Florence Italy at Christmas

Last holiday season, we made a last minute decision to add Florence, Italy to our European family vacation. We arrived in Florence on December 24, Christmas Eve, and left December 27. While planning, I worried that perhaps, spending Christmas in Florence wouldn’t feel festive…after all, their seasonal Christmas markets close before Christmas Day. However, I couldn’t have been more wrong. Florence Italy at Christmas is beautiful! Scroll down for a few tips and plenty of images.


Florence Italy at Christmas:

We came to Florence from Paris, where the Christmas markets were still in full swing. However, Florence definitely beats out the City of Lights in holidays light displays. Every narrow street of historic Florence featured strings of lights. Each street was different.


  • Florence also has many more Christmas trees than Paris. We found this to be true throughout Italy as opposed to France. Italy, and Florence in particular, also has wonderful nativity scenes.
  • While in Florence for Christmas, look for impromptu Christmas carnivals in various piazzas, including cheap carnival games, street performers, carrousels, and outdoor ice skating rinks.

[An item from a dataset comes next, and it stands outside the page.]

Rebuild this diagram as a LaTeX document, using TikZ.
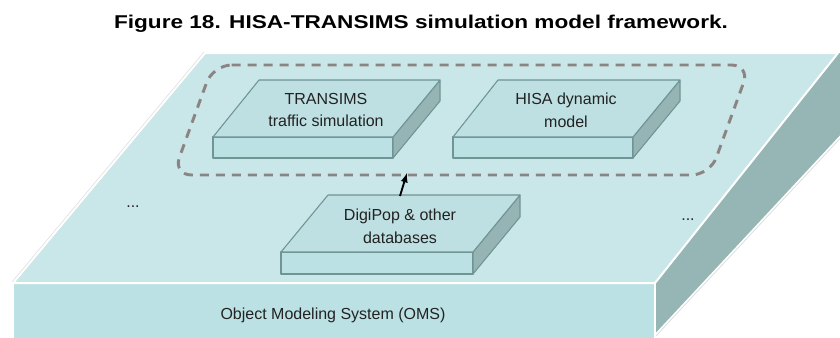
\documentclass[tikz,border=0pt]{standalone}
\usepackage{fontspec}
\setmainfont{Liberation Sans}
\newfontfamily\titlefont[FakeStretch=1.22]{Liberation Sans}

\definecolor{topface}{HTML}{C9E6E9}
\definecolor{frontface}{HTML}{BCE1E4}
\definecolor{sideface}{HTML}{96B5B5}
\definecolor{boxtop}{HTML}{BEE0E3}
\definecolor{boxfront}{HTML}{BCE1E4}
\definecolor{boxside}{HTML}{96B4B4}
\definecolor{boxline}{HTML}{6F9494}
\definecolor{dashgray}{HTML}{8C8383}
\definecolor{shade}{HTML}{DADADA}
\definecolor{textgray}{HTML}{222222}

\tikzset{
  boxface/.style={draw=boxline,line width=0.8pt,line join=round},
  boxtext/.style={font=\fontsize{12}{17}\selectfont,text=textgray,align=center,inner sep=0pt}
}

\begin{document}
\begin{tikzpicture}[x=0.75pt,y=-0.75pt]

\useasboundingbox (0,0) rectangle (840,337);
\clip (0,0) rectangle (840,337);

\node[font=\titlefont\bfseries\fontsize{13.9}{16}\selectfont,anchor=base] (title) at (421,28) {Figure 18. HISA-TRANSIMS simulation model framework.};

%oms platform
\path[draw=shade,line width=2.5pt] (13,283) -- (205,53);
\path[draw=shade,line width=2.5pt] (918,53) -- (655,335);
\path[fill=sideface] (655,283) -- (838,53) -- (918,53) -- (655,335) -- cycle;
\path[fill=frontface,draw=white,line width=1.2pt] (13,283) rectangle (655,345);
\path[fill=topface,draw=white,line width=1.5pt,line join=round] (13,283) -- (655,283) -- (838,53) -- (205,53) -- cycle;
\path[draw=white,line width=1.2pt] (918,53) -- (655,335);
\node[boxtext,anchor=base] (oms) at (333,319) {Object Modeling System (OMS)};

\node[boxtext,anchor=base] (dotsl) at (133,207) {...};
\node[boxtext,anchor=base] (dotsr) at (688,220) {...};

%model group
\path[draw=dashgray,line width=2.2pt,dash pattern=on 6.75pt off 5.25pt,rounded corners=14pt] (213,65) -- (750,65) -- (710,175) -- (173,175) -- cycle;
\coordinate (grp) at (407,173);

%transims
\path[fill=boxfront,boxface] (213,137) rectangle (393,158);
\path[fill=boxside,boxface] (393,137) -- (440,80) -- (440,101) -- (393,158) -- cycle;
\path[fill=boxtop,boxface] (213,137) -- (393,137) -- (440,80) -- (259,80) -- cycle;
\node[boxtext] (transims) at (326,110) {TRANSIMS\\traffic simulation};

%hisa
\path[fill=boxfront,boxface] (453,137) rectangle (633,158);
\path[fill=boxside,boxface] (633,137) -- (680,80) -- (680,101) -- (633,158) -- cycle;
\path[fill=boxtop,boxface] (453,137) -- (633,137) -- (680,80) -- (498,80) -- cycle;
\node[boxtext] (hisa) at (566,110) {HISA dynamic\\model};

%digipop
\path[fill=boxfront,boxface] (281,252) rectangle (473,274);
\path[fill=boxside,boxface] (473,252) -- (520,195) -- (520,217) -- (473,274) -- cycle;
\path[fill=boxtop,boxface] (281,252) -- (473,252) -- (520,195) -- (328,195) -- cycle;
\node[boxtext] (digipop) at (400,226) {DigiPop \& other\\databases};
\coordinate (dtop) at (400,196);

\path[draw=black,-latex,line width=1.4pt] (dtop) -- (grp);

\end{tikzpicture}
\end{document}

  • On Christmas Day, expect for museums to be closed. Take walking tours instead, or go to a church service.
  • Try to make reservations for Christmas Eve or Christmas Day meals ahead of time. Some restaurants will close. For those that remain open, expect them to be busy for Christmas lunch and closed for the evening. Some restaurants will have set menus. Stock up on a few basics at the grocery store so you can make a simple Christmas evening meal in your apartment rental, if that’s an option for you.


  • Look for elaborate Nativity scenes in Florence, both outside the Duomo and in area churches. It’s ok to step inside churches to see their nativity scenes, provided you don’t go during service hours.
  • Step inside artisan meat and cheese shops and you’ll most likely find generous tasting offerings. We tasted so much cheese, it was a snack!


  • Buy a panettone at a grocery store. This traditional Italian holiday bread is similar to a coffee cake, and we picked one up for under €5. We liked it so much, we bought another in Rome!
  • If you want to ice skate at the outdoor rinks, the ice is free, but skate rentals are around €5 per person. For this price, you usually get about 30 minutes. This was enough time for us. The rink we found was open Christmas Day.


Have you been to Florence at Christmas? What was your favorite sight to see?